**** Given data

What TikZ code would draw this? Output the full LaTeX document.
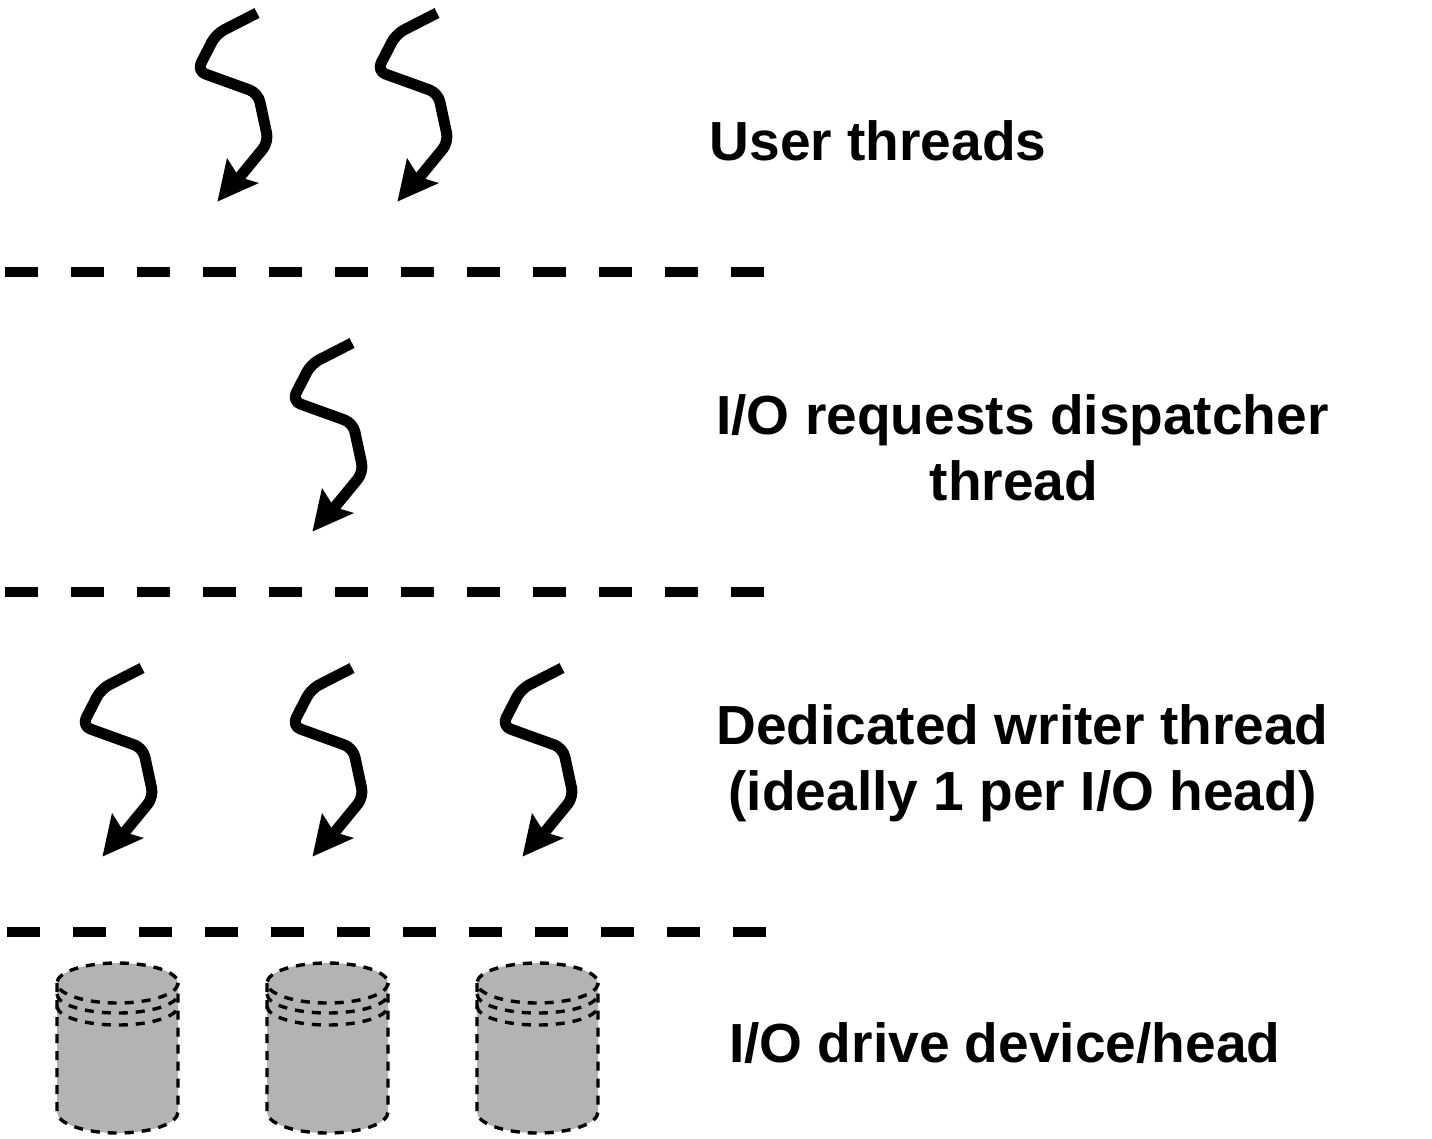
\documentclass[tikz,border=0pt]{standalone}
\usepackage{fontspec}
\setmainfont{Liberation Sans}
\definecolor{cylgrey}{HTML}{B3B3B3}
\tikzset{
  x=1pt,y=-1pt,
  lbl/.style={inner sep=0pt,anchor=base,font=\fontsize{55.1}{66}\bfseries\selectfont,text=black},
  lblw/.style={inner sep=0pt,anchor=base west,font=\fontsize{55.1}{66}\bfseries\selectfont,text=black},
  sep/.style={draw=black,line width=10.6pt,dash pattern=on 33pt off 33pt},
  cyldash/.style={draw=black,line width=3.4pt,dash pattern=on 9pt off 8pt},
  threadline/.style={draw=black,line width=11pt,rounded corners=9pt,line join=round},
  pics/thread/.style={code={
    \draw[threadline] (0,0) -- (-41,21) -- (-60,58) -- (1,80) -- (11.5,129) -- (-18,165);
    \fill[black] (-39.5,188.5) -- (-30,145) -- (-18,164) -- (2,170) -- cycle;
  }},
  pics/drum/.style={code={
    \fill[cylgrey] (-60.5,20) arc[start angle=180,end angle=360,x radius=60.5,y radius=20]
      -- (60.5,149) arc[start angle=0,end angle=180,x radius=60.5,y radius=21] -- cycle;
    \draw[cyldash] (-60.5,20) -- (-60.5,149) arc[start angle=180,end angle=0,x radius=60.5,y radius=21] -- (60.5,20);
    \draw[cyldash] (0,20) ellipse[x radius=60.5,y radius=20];
    \draw[cyldash] (-60.5,31) arc[start angle=180,end angle=0,x radius=60.5,y radius=19];
    \draw[cyldash] (-60.5,43) arc[start angle=180,end angle=0,x radius=60.5,y radius=19];
  }}
}
\begin{document}
\begin{tikzpicture}
\useasboundingbox (0,0) rectangle (1432,1138);
\pic at (257,13) {thread};
\pic at (437,13) {thread};
\pic at (352,343) {thread};
\pic at (142,668) {thread};
\pic at (352,668) {thread};
\pic at (562,668) {thread};
\coordinate (s1a) at (5,272); \coordinate (s1b) at (765,272);
\coordinate (s2a) at (5,592); \coordinate (s2b) at (765,592);
\coordinate (s3a) at (7,932); \coordinate (s3b) at (767,932);
\draw[sep] (s1a) -- (s1b);
\draw[sep] (s2a) -- (s2b);
\draw[sep] (s3a) -- (s3b);
\pic at (117.5,963) {drum};
\pic at (327.5,963) {drum};
\pic at (537.5,963) {drum};
\node[lblw] (user) at (709.5,160) {User threads};
\node[lbl] (disp1) at (1022.5,434) {I/O requests dispatcher};
\node[lbl] (disp2) at (1014,500) {thread};
\node[lbl] (ded1) at (1022.5,744) {Dedicated writer thread};
\node[lbl] (ded2) at (1022.5,810) {(ideally 1 per I/O head)};
\node[lblw] (drv) at (729,1062) {I/O drive device/head};
\end{tikzpicture}
\end{document}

********

## The problem
Restate the full listing verbatim and drop every picture.

## Completed task
What TikZ code would draw this? Output the full LaTeX document.
\documentclass[tikz,border=0pt]{standalone}
\usepackage{fontspec}
\setmainfont{Liberation Sans}
\definecolor{cylgrey}{HTML}{B3B3B3}
\tikzset{
  x=1pt,y=-1pt,
  lbl/.style={inner sep=0pt,anchor=base,font=\fontsize{55.1}{66}\bfseries\selectfont,text=black},
  lblw/.style={inner sep=0pt,anchor=base west,font=\fontsize{55.1}{66}\bfseries\selectfont,text=black},
  sep/.style={draw=black,line width=10.6pt,dash pattern=on 33pt off 33pt},
  cyldash/.style={draw=black,line width=3.4pt,dash pattern=on 9pt off 8pt},
  threadline/.style={draw=black,line width=11pt,rounded corners=9pt,line join=round},
  pics/thread/.style={code={
    \draw[threadline] (0,0) -- (-41,21) -- (-60,58) -- (1,80) -- (11.5,129) -- (-18,165);
    \fill[black] (-39.5,188.5) -- (-30,145) -- (-18,164) -- (2,170) -- cycle;
  }},
  pics/drum/.style={code={
    \fill[cylgrey] (-60.5,20) arc[start angle=180,end angle=360,x radius=60.5,y radius=20]
      -- (60.5,149) arc[start angle=0,end angle=180,x radius=60.5,y radius=21] -- cycle;
    \draw[cyldash] (-60.5,20) -- (-60.5,149) arc[start angle=180,end angle=0,x radius=60.5,y radius=21] -- (60.5,20);
    \draw[cyldash] (0,20) ellipse[x radius=60.5,y radius=20];
    \draw[cyldash] (-60.5,31) arc[start angle=180,end angle=0,x radius=60.5,y radius=19];
    \draw[cyldash] (-60.5,43) arc[start angle=180,end angle=0,x radius=60.5,y radius=19];
  }}
}
\begin{document}
\begin{tikzpicture}
\useasboundingbox (0,0) rectangle (1432,1138);
\pic at (257,13) {thread};
\pic at (437,13) {thread};
\pic at (352,343) {thread};
\pic at (142,668) {thread};
\pic at (352,668) {thread};
\pic at (562,668) {thread};
\coordinate (s1a) at (5,272); \coordinate (s1b) at (765,272);
\coordinate (s2a) at (5,592); \coordinate (s2b) at (765,592);
\coordinate (s3a) at (7,932); \coordinate (s3b) at (767,932);
\draw[sep] (s1a) -- (s1b);
\draw[sep] (s2a) -- (s2b);
\draw[sep] (s3a) -- (s3b);
\pic at (117.5,963) {drum};
\pic at (327.5,963) {drum};
\pic at (537.5,963) {drum};
\node[lblw] (user) at (709.5,160) {User threads};
\node[lbl] (disp1) at (1022.5,434) {I/O requests dispatcher};
\node[lbl] (disp2) at (1014,500) {thread};
\node[lbl] (ded1) at (1022.5,744) {Dedicated writer thread};
\node[lbl] (ded2) at (1022.5,810) {(ideally 1 per I/O head)};
\node[lblw] (drv) at (729,1062) {I/O drive device/head};
\end{tikzpicture}
\end{document}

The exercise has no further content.